The Heightened Impossibilization of Performance
Dear friends and supporters,
Performance as we know it and as we need it has always had an element of the impossible. That element has become more prominent.
Like many people, we had grand plans a few days ago. We planned to fly to Rijeka, Croatia, in May to continue work on Aquarium, our large-scale performance project in collaboration with Helsinki-based artist Essi Kausalainen. We have nearly completed its composition, in advance of its scheduled premier in November. We planned to present a lecture/performance in August in Turku, Finland – a version of the event pictured below that we held in Fullerton Hall at the Art Institute of Chicago on February 14th – featuring guest reader Sherae Rimpsey, and Essi’s costumes, that transform performers into particular sea creatures, endangered and charismatic: Elise Cowin as Eyelash Seaweed and Bryan Saner as Lesser Electric Ray.
We planned to perform Scarecrow at the University of Surrey in London in September. Now, like so many people, as we wait to learn the future of all of our plans, we turn our attention to matters of care, of service in whatever way we can, and of health, physical and mental.
Our work has always adhered to certain guiding creative principles. One of these proposes that every stage as we find it, no matter how small, requires a smaller stage within it. Reduce the field in order to claim it as your own, to specify and situate yourself as a figure within it, to make the resistive terrain more manageable. If the setting strikes you as too small for your work, shrink it even more. In this way we have always considered the impossibilization of performance a necessity, a tactic of escape to the inside.

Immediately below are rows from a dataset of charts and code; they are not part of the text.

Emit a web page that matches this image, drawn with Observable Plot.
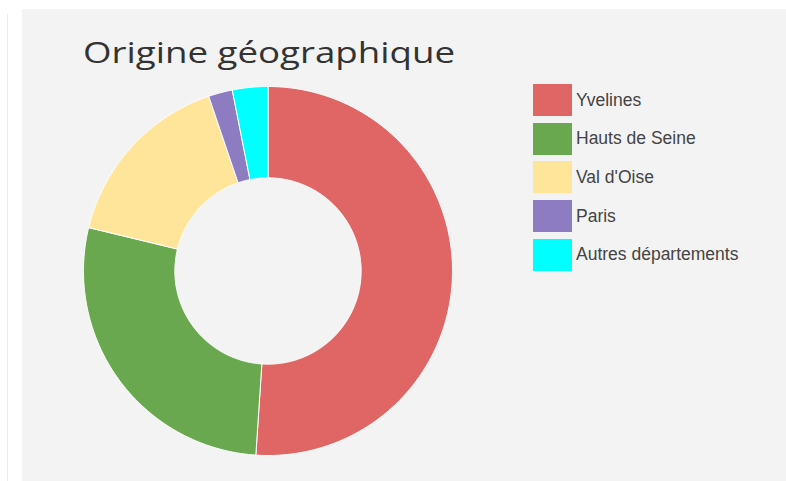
<!DOCTYPE html>
<html>
<head>
<meta charset="utf-8">
<script src="https://cdn.jsdelivr.net/npm/d3@7"></script>
<script src="https://cdn.jsdelivr.net/npm/@observablehq/plot@0.6"></script>
<style>
  html, body { margin: 0; padding: 0; background: #ffffff; width: 786px; height: 481px; overflow: hidden; }
  #edge { position: absolute; left: 7px; top: 14px; width: 1px; height: 467px; background: #ececec; }
  #panel { position: absolute; left: 22px; top: 9px; width: 764px; height: 472px; background: #f3f3f3; }
  #title { position: absolute; left: 0; top: 0; }
  #chart { position: absolute; left: 60.5px; top: 77px; }
  #legend { position: absolute; left: 511px; top: 75px; font-family: "Liberation Sans", Arial, sans-serif; font-size: 17.5px; color: #444; }
  .row { position: absolute; left: 0; height: 32px; display: flex; align-items: center; white-space: nowrap; }
  .sw { width: 39px; height: 32px; margin-right: 4px; }
</style>
</head>
<body>
<div id="edge"></div>
<div id="panel">
  <svg id="title" width="764" height="80"></svg>
  <div id="chart"></div>
  <div id="legend"></div>
</div>
<script>
const titleText = "Origine géographique";
const categories = ["Yvelines", "Hauts de Seine", "Val d'Oise", "Paris", "Autres départements"];
const values = [51, 27.7, 16, 2.1, 3.1];
const colors = ["#e06666", "#6aa84f", "#ffe599", "#8e7cc3", "#00ffff"];

// Title
const tsvg = d3.select("#title");
tsvg.append("text")
  .attr("x", 61).attr("y", 54.3)
  .attr("font-family", "'Open Sans', sans-serif")
  .attr("font-size", 29.5)
  .attr("fill", "#333")
  .attr("textLength", 372)
  .attr("lengthAdjust", "spacingAndGlyphs")
  .text(titleText);

// Donut geometry from data
const innerRatio = 0.505;
const arcs = d3.pie().sort(null).value(d => d)(values);
const pts = [];
arcs.forEach((a, i) => {
  const name = categories[i];
  const n = Math.max(2, Math.ceil((a.endAngle - a.startAngle) / 0.01));
  const ring = [];
  for (let k = 0; k <= n; k++) {
    const t = a.startAngle + (a.endAngle - a.startAngle) * k / n;
    ring.push([Math.sin(t), Math.cos(t)]);
  }
  for (let k = n; k >= 0; k--) {
    const t = a.startAngle + (a.endAngle - a.startAngle) * k / n;
    ring.push([innerRatio * Math.sin(t), innerRatio * Math.cos(t)]);
  }
  ring.push(ring[0]);
  ring.forEach(([x, y]) => pts.push({name, x, y}));
});

const size = 369;
const chart = Plot.plot({
  width: size,
  height: size,
  margin: 0,
  style: { background: "transparent", overflow: "visible" },
  x: { domain: [-1, 1], axis: null },
  y: { domain: [-1, 1], axis: null },
  color: { domain: categories, range: colors },
  marks: [
    Plot.line(pts, {
      x: "x", y: "y", z: "name", fill: "name",
      stroke: "#ffffff", strokeWidth: 1, curve: "linear"
    })
  ]
});
document.getElementById("chart").appendChild(chart);

// Legend from the plot's color scale
const cs = chart.scale("color");
const legend = d3.select("#legend");
cs.domain.forEach((name, i) => {
  const row = legend.append("div").attr("class", "row").style("top", (i * 38.7) + "px");
  row.append("div").attr("class", "sw").style("background", cs.range[i]);
  row.append("span").text(name);
});
</script>
</body>
</html>
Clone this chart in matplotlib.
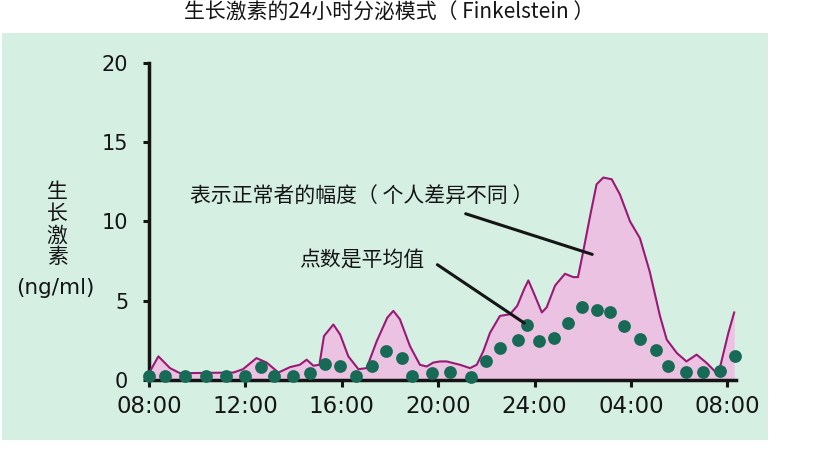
import matplotlib
matplotlib.use('Agg')
import matplotlib.pyplot as plt
from matplotlib.patches import Rectangle

# --- data (hours after 08:00, ng/ml) ---
dot_hours = [0.0, 0.66, 1.5, 2.35, 3.2, 4.0, 4.66, 5.2, 5.96, 6.68, 7.3, 7.92,
             8.6, 9.27, 9.84, 10.5, 10.9, 11.73, 12.5, 13.35, 13.98, 14.56,
             15.3, 15.67, 16.2, 16.8, 17.37, 17.95, 18.57, 19.13, 19.72,
             20.37, 21.04, 21.55, 22.3, 22.99, 23.7, 24.3]
dot_values = [0.25, 0.25, 0.22, 0.22, 0.22, 0.22, 0.85, 0.25, 0.22, 0.43, 1.0,
              0.9, 0.22, 0.9, 1.85, 1.36, 0.25, 0.43, 0.49, 0.2, 1.17, 2.0,
              2.55, 3.45, 2.45, 2.66, 3.6, 4.6, 4.4, 4.3, 3.4, 2.6, 1.87, 0.9,
              0.53, 0.49, 0.57, 1.5]

upper_hours = [0.0, 0.39, 0.87, 1.28, 2.5, 3.5, 3.9, 4.46, 4.88, 5.37, 5.85,
               6.26, 6.54, 6.82, 7.07, 7.26, 7.65, 7.93, 8.27, 8.69, 9.03,
               9.45, 9.89, 10.14, 10.41, 10.83, 11.24, 11.52, 11.8, 12.07,
               12.35, 12.9, 13.32, 13.6, 13.87, 14.15, 14.56, 14.98, 15.28,
               15.57, 15.74, 15.95, 16.3, 16.5, 16.85, 17.26, 17.6, 17.8, 18.0,
               18.3, 18.57, 18.85, 19.2, 19.54, 19.96, 20.37, 20.78, 21.2,
               21.48, 21.9, 22.3, 22.72, 23.14, 23.49, 23.7, 24.04, 24.28]
upper_values = [0.43, 1.49, 0.75, 0.43, 0.45, 0.47, 0.68, 1.38, 1.1, 0.47, 0.81,
                0.96, 1.28, 0.9, 0.96, 2.77, 3.5, 2.87, 1.49, 0.68, 0.75, 2.45,
                3.94, 4.36, 3.83, 2.13, 0.96, 0.85, 1.1, 1.17, 1.17, 0.96, 0.75,
                0.96, 1.81, 2.98, 4.04, 4.15, 4.68, 5.75, 6.28, 5.54, 4.26,
                4.58, 5.96, 6.7, 6.49, 6.49, 7.98, 10.33, 12.34, 12.77, 12.66,
                11.7, 10.0, 8.94, 6.81, 4.04, 2.55, 1.7, 1.17, 1.6, 1.07, 0.53,
                0.85, 2.98, 4.26]

xtick_hours = [0, 4, 8, 12, 16, 20, 24]
xtick_labels = ['08:00', '12:00', '16:00', '20:00', '24:00', '04:00', '08:00']
ytick_values = [0, 5, 10, 15, 20]

CJK = ['Noto Sans CJK SC', 'DejaVu Sans']
BG = '#d5efe3'
PINK = '#ecc2e2'
MAGENTA = '#991a74'
DOT = '#176a55'
INK = '#151515'

fig = plt.figure(figsize=(8.2, 4.69), dpi=100)
fig.patch.set_facecolor('white')

# mint panel behind the chart
fig.patches.append(Rectangle((0.003, 0.062), 0.934, 0.868, transform=fig.transFigure,
                             facecolor=BG, edgecolor='none', zorder=-5))

ax = fig.add_axes([0.1817, 0.1898, 0.716, 0.676])
ax.set_facecolor('none')
ax.set_zorder(2)

ax.fill_between(upper_hours, 0, upper_values, color=PINK, lw=0, zorder=2)
ax.plot(upper_hours, upper_values, color=MAGENTA, lw=1.5, zorder=3)
ax.plot(dot_hours, dot_values, 'o', color=DOT, ms=9.2, mec='none',
        clip_on=False, zorder=5)

ax.set_xlim(0, 24.36)
ax.set_ylim(0, 20)
ax.set_xticks(xtick_hours)
ax.set_xticklabels(xtick_labels)
ax.set_yticks(ytick_values)
for s in ['top', 'right']:
    ax.spines[s].set_visible(False)
for s in ['left', 'bottom']:
    ax.spines[s].set_linewidth(2.5)
    ax.spines[s].set_color(INK)
ax.spines['bottom'].set_zorder(4)
ax.tick_params(axis='x', length=5, width=2.2, pad=6, labelsize=16.5,
               colors=INK)
ax.tick_params(axis='y', length=4, width=2.2, pad=11, labelsize=15,
               colors=INK)

# title
fig.text(0.474, 0.972, '生长激素的24小时分泌模式（ Finkelstein ）', family=CJK,
         fontsize=15, weight='medium', ha='center', va='center', color=INK)

# y label, stacked characters
for i, ch in enumerate('生长激素'):
    fig.text(57 / 820, 1 - (192 + i * 21.7) / 469, ch, family=CJK, fontsize=15,
             weight='medium', ha='center', va='center', color=INK)
fig.text(55 / 820, 1 - 288 / 469, '(ng/ml)', fontsize=15.5, ha='center',
         va='center', color=INK)

# annotations
ax.text(8.82, 11.56, '表示正常者的幅度（ 个人差异不同 ）', family=CJK, fontsize=15,
        weight='medium', ha='center', va='center', color=INK, zorder=6)
ax.text(8.82, 7.62, '点数是平均值', family=CJK, fontsize=15, weight='medium',
        ha='center', va='center', color=INK, zorder=6)
ax.annotate('', xy=(18.5, 7.87), xytext=(13.03, 10.54),
            arrowprops=dict(arrowstyle='-', color=INK, lw=2.2), zorder=6)
ax.annotate('', xy=(15.67, 3.49), xytext=(11.87, 7.37),
            arrowprops=dict(arrowstyle='-', color=INK, lw=2.2), zorder=6)

fig.savefig('out.png', dpi=100, facecolor='white')
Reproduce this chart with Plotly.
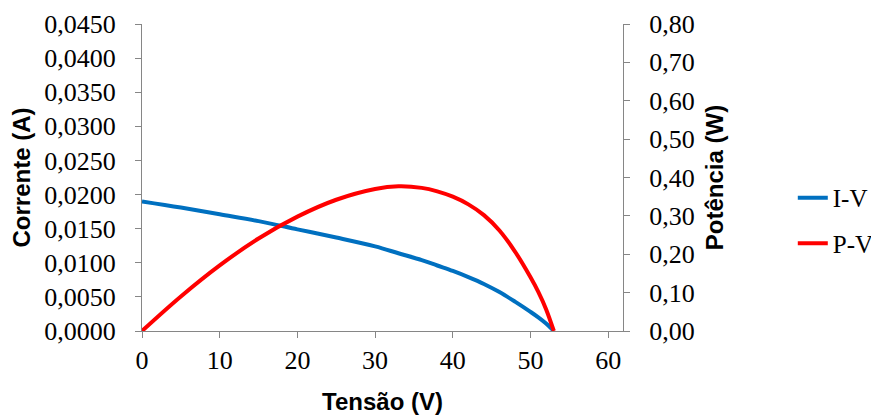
import plotly.graph_objects as go

# Data
tensao = [0, 5, 10, 15, 20, 25, 30, 33, 36, 38, 40, 42, 44, 46, 48, 50, 51, 52, 53]
corrente = [0.0190, 0.0181, 0.0171, 0.0161, 0.0149, 0.0137, 0.0124, 0.0114, 0.0104,
            0.0096, 0.0088, 0.0079, 0.0069, 0.0057, 0.0043, 0.0028, 0.0020, 0.0011, 0.0000]
potencia = [0.000, 0.090, 0.171, 0.241, 0.298, 0.342, 0.370, 0.377, 0.373,
            0.364, 0.350, 0.330, 0.302, 0.262, 0.207, 0.140, 0.102, 0.057, 0.000]

axis_color = "#868686"
tick_font = dict(family="Liberation Serif", size=26, color="#000000")
legend_font = dict(family="Liberation Serif", size=25, color="#000000")
title_font = dict(family="Liberation Sans", size=24, color="#000000")

fig = go.Figure()
fig.add_trace(go.Scatter(x=tensao, y=corrente, name="I-V", mode="lines",
                         legendgroup="iv",
                         line=dict(color="#0070C0", width=4, shape="spline"),
                         yaxis="y"))
fig.add_trace(go.Scatter(x=tensao, y=potencia, name="P-V", mode="lines",
                         legendgroup="pv",
                         line=dict(color="#FF0000", width=4, shape="spline"),
                         yaxis="y2"))

# page body has an 8px margin, so the figure is 8px smaller than the window
fig.update_layout(
    width=871, height=409,
    margin=dict(l=134, r=256, t=16, b=86, autoexpand=False),
    paper_bgcolor="white", plot_bgcolor="white",
    separators=",.",
    showlegend=True,
    legend=dict(x=1.353, y=0.36, xanchor="left", yanchor="middle",
                font=legend_font, bgcolor="rgba(0,0,0,0)",
                traceorder="grouped", tracegroupgap=10),
    xaxis=dict(range=[0, 61.9], tick0=0, dtick=10, showgrid=False, zeroline=False,
               showline=True, linecolor=axis_color, linewidth=1, automargin=False,
               ticks="outside", ticklen=6, tickcolor=axis_color,
               tickfont=tick_font,
               title=dict(text="<b>Tensão (V)</b>", font=title_font, standoff=18)),
    yaxis=dict(range=[0, 0.045], tick0=0, dtick=0.005, tickformat=".4f",
               showgrid=False, zeroline=False, automargin=False,
               showline=True, linecolor=axis_color, linewidth=1,
               ticks="outside", ticklen=6, tickcolor=axis_color,
               tickfont=tick_font, ticklabelstandoff=14,
               title=dict(text="<b>Corrente (A)</b>", font=title_font, standoff=10)),
    yaxis2=dict(range=[0, 0.80], tick0=0, dtick=0.10, tickformat=".2f",
                overlaying="y", side="right", showgrid=False, zeroline=False,
                automargin=False,
                showline=True, linecolor=axis_color, linewidth=1,
                ticks="outside", ticklen=6, tickcolor=axis_color,
                tickfont=tick_font, ticklabelstandoff=14,
                title=dict(text="<b>Potência (W)</b>", font=title_font, standoff=12)),
)

fig.write_html("out.html")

As a practicality, the impossible reveals how even the most intractable problem arrives with its own set of strange, renewing possibilities.
In one generative case, back in May 2019, we made a performance called ~recline somberly like fallen heroes~. We created it with and for Millie Kapp and Matt Shalzi, and presented it at Regards, the Chicago gallery, in response to a suite of paintings by Matthew Metzger. We built a raised platform, the largest the gallery could hold, with a surface of 5.5 feet by 11 feet. As preparation for that work, Lin Hixson, Every house director, composed a poem titled 12 Choreographic Couplets, a list of impossible directives for the dancers to actualize on that tiny stage. Here is an excerpt.
Remove a tear from my face.
Put it back.
Flee and let out a yelp.
Come back home.
A swallow lands on the bridge of your nose
Then sets sail.
Now the principle of impossibility takes on more urgency, and brings to mind once again Gilles Deleuze’s famous phrase about ethics: that we may find ourselves not “unworthy of what happens to us.” What creative channels reveal themselves now in this season of the new impossible? In this time and space of hyperimpossibilization, where do we locate the live? Back in January, in a different world, we promised to withdraw from social media platforms and to begin to communicate through newsletters. We had always planned for the first of these to arrive in mid-March, that is, now, and here it is, coincident with the disaster. Can we compose a performance that sails to you across a virtual arc, like this newsletter, with the clicking of a telegraph, and no risk of contagion? How do we shrink this microscopic stage?
If distancing always affirms that which it distances, then social distancing affirms the social – my bond to my nearest neighbor, across the divide. In this zone of isolation, how do we gather? We find our way as we find ourselves, flung apart, groping in the new twilight, signaling across the expanse. How do we prepare for the day when we will re-enter, dancing through the eye of a needle, the vast evacuated theater?